▸ **TASK INSTRUCTIONS**: Transcribe every line from the top down to the line with "ax2 = fig.add_axes([0.5387, 0.1955, 0.4459, 0.6346])", both ends included, but not the pictures.

▸ **DATASET EXTRACT**:
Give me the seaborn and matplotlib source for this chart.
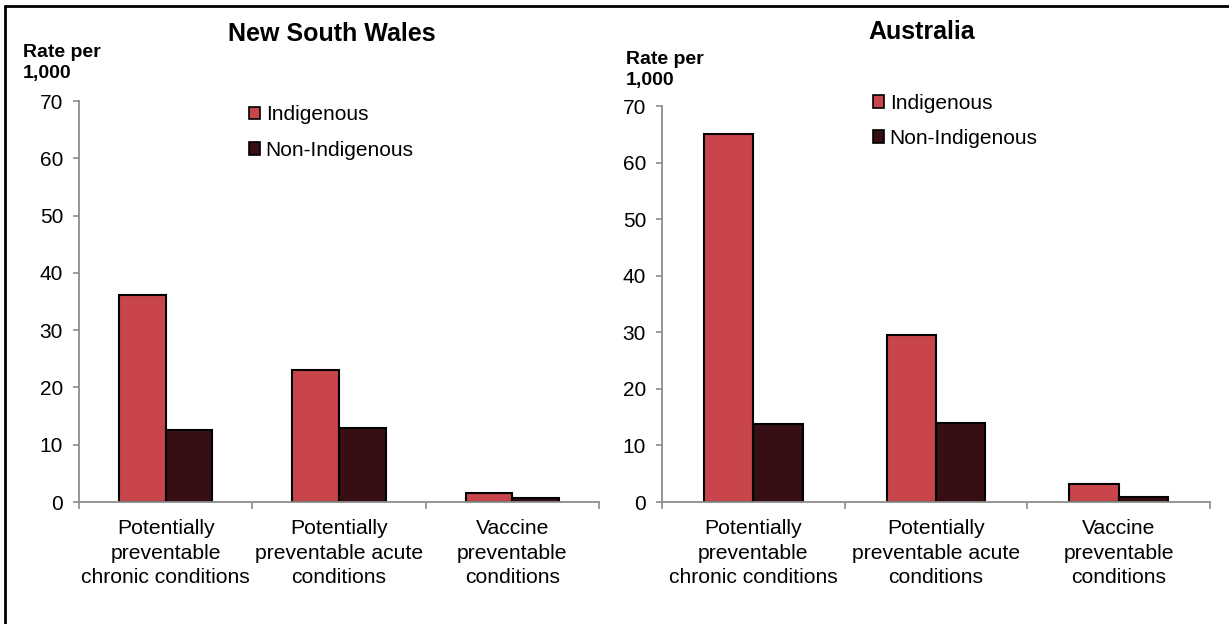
import matplotlib
matplotlib.use("Agg")
import matplotlib.pyplot as plt
import seaborn as sns
import pandas as pd
from matplotlib.lines import Line2D

categories = ["Potentially\npreventable\nchronic conditions",
              "Potentially\npreventable acute\nconditions",
              "Vaccine\npreventable\nconditions"]
groups = ["Indigenous", "Non-Indigenous"]
nsw_indigenous = [36.1, 23.0, 1.6]
nsw_non_indigenous = [12.6, 12.9, 0.7]
aus_indigenous = [65.0, 29.5, 3.2]
aus_non_indigenous = [13.8, 13.9, 0.8]
yticks = [0, 10, 20, 30, 40, 50, 60, 70]

sns.set_theme(style="white")
plt.rcParams["font.family"] = ["Liberation Sans", "DejaVu Sans"]
plt.rcParams["text.color"] = "black"
plt.rcParams["xtick.labelcolor"] = "black"
plt.rcParams["ytick.labelcolor"] = "black"

colors = {"Indigenous": "#C8464B", "Non-Indigenous": "#360E13"}

def make_df(ind, non):
    return pd.DataFrame({
        "category": categories * 2,
        "group": [groups[0]] * 3 + [groups[1]] * 3,
        "value": list(ind) + list(non),
    })

fig = plt.figure(figsize=(12.29, 6.24), dpi=100)
ax1 = fig.add_axes([0.0643, 0.1955, 0.4231, 0.6426])
ax2 = fig.add_axes([0.5387, 0.1955, 0.4459, 0.6346])

panels = [
    (ax1, make_df(nsw_indigenous, nsw_non_indigenous), "New South Wales", 0.270, 0.945,
     (0.0187, 0.930), (249 / 1229, 0.831)),
    (ax2, make_df(aus_indigenous, aus_non_indigenous), "Australia", 0.750, 0.949,
     (0.509, 0.918), (873 / 1229, 0.850)),
]

for ax, df, title, tx, ty, ylab_pos, leg_pos in panels:
    sns.barplot(data=df, x="category", y="value", hue="group", hue_order=groups,
                palette=colors, width=0.54, edgecolor="black", linewidth=1.5,
                saturation=1, ax=ax, errorbar=None)
    ax.set_ylim(0, 70)
    ax.set_xlim(-0.5, 2.5)
    ax.set_yticks(yticks)
    ax.set_xlabel("")
    ax.set_ylabel("")
    for s in ["top", "right"]:
        ax.spines[s].set_visible(False)
    for s in ["left", "bottom"]:
        ax.spines[s].set_color("#8C8C8C")
        ax.spines[s].set_linewidth(1.3)
    ax.tick_params(axis="y", which="major", length=4.5, width=1.2, color="#8C8C8C",
                   labelsize=15, pad=7, left=True, labelcolor="black")
    ax.set_xticks([0, 1, 2])
    ax.set_xticklabels(categories, fontsize=15.2, linespacing=1.37)
    ax.tick_params(axis="x", which="major", length=0, pad=12.5, labelcolor="black")
    ax.set_xticks([-0.5, 0.5, 1.5, 2.5], minor=True)
    ax.tick_params(axis="x", which="minor", length=5, width=1.2, color="#8C8C8C",
                   bottom=True)
    leg = ax.legend(loc="upper left", bbox_to_anchor=leg_pos,
                    bbox_transform=fig.transFigure, frameon=False, fontsize=15,
                    handlelength=0.55, handleheight=0.55, handletextpad=0.25,
                    labelspacing=0.78, borderaxespad=0, borderpad=0)
    for h in leg.legend_handles:
        h.set_edgecolor("black")
        h.set_linewidth(1.2)
    for t in leg.get_texts():
        t.set_color("black")
    fig.text(tx, ty, title, fontsize=18, fontweight="bold", ha="center", va="center")
    fig.text(ylab_pos[0], ylab_pos[1], "Rate per\n1,000", fontsize=14,
             fontweight="bold", ha="left", va="top", linespacing=1.3)

fig.add_artist(Line2D([5 / 1229, 5 / 1229], [0, 1 - 6 / 624], color="black",
                      linewidth=2, transform=fig.transFigure))
fig.add_artist(Line2D([5 / 1229, 1], [1 - 6 / 624, 1 - 6 / 624], color="black",
                      linewidth=2, transform=fig.transFigure))

fig.savefig("out.png", dpi=100)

▸ **ANSWER TO THIS PROBLEM**:
Give me the seaborn and matplotlib source for this chart.
import matplotlib
matplotlib.use("Agg")
import matplotlib.pyplot as plt
import seaborn as sns
import pandas as pd
from matplotlib.lines import Line2D

categories = ["Potentially\npreventable\nchronic conditions",
              "Potentially\npreventable acute\nconditions",
              "Vaccine\npreventable\nconditions"]
groups = ["Indigenous", "Non-Indigenous"]
nsw_indigenous = [36.1, 23.0, 1.6]
nsw_non_indigenous = [12.6, 12.9, 0.7]
aus_indigenous = [65.0, 29.5, 3.2]
aus_non_indigenous = [13.8, 13.9, 0.8]
yticks = [0, 10, 20, 30, 40, 50, 60, 70]

sns.set_theme(style="white")
plt.rcParams["font.family"] = ["Liberation Sans", "DejaVu Sans"]
plt.rcParams["text.color"] = "black"
plt.rcParams["xtick.labelcolor"] = "black"
plt.rcParams["ytick.labelcolor"] = "black"

colors = {"Indigenous": "#C8464B", "Non-Indigenous": "#360E13"}

def make_df(ind, non):
    return pd.DataFrame({
        "category": categories * 2,
        "group": [groups[0]] * 3 + [groups[1]] * 3,
        "value": list(ind) + list(non),
    })

fig = plt.figure(figsize=(12.29, 6.24), dpi=100)
ax1 = fig.add_axes([0.0643, 0.1955, 0.4231, 0.6426])
ax2 = fig.add_axes([0.5387, 0.1955, 0.4459, 0.6346])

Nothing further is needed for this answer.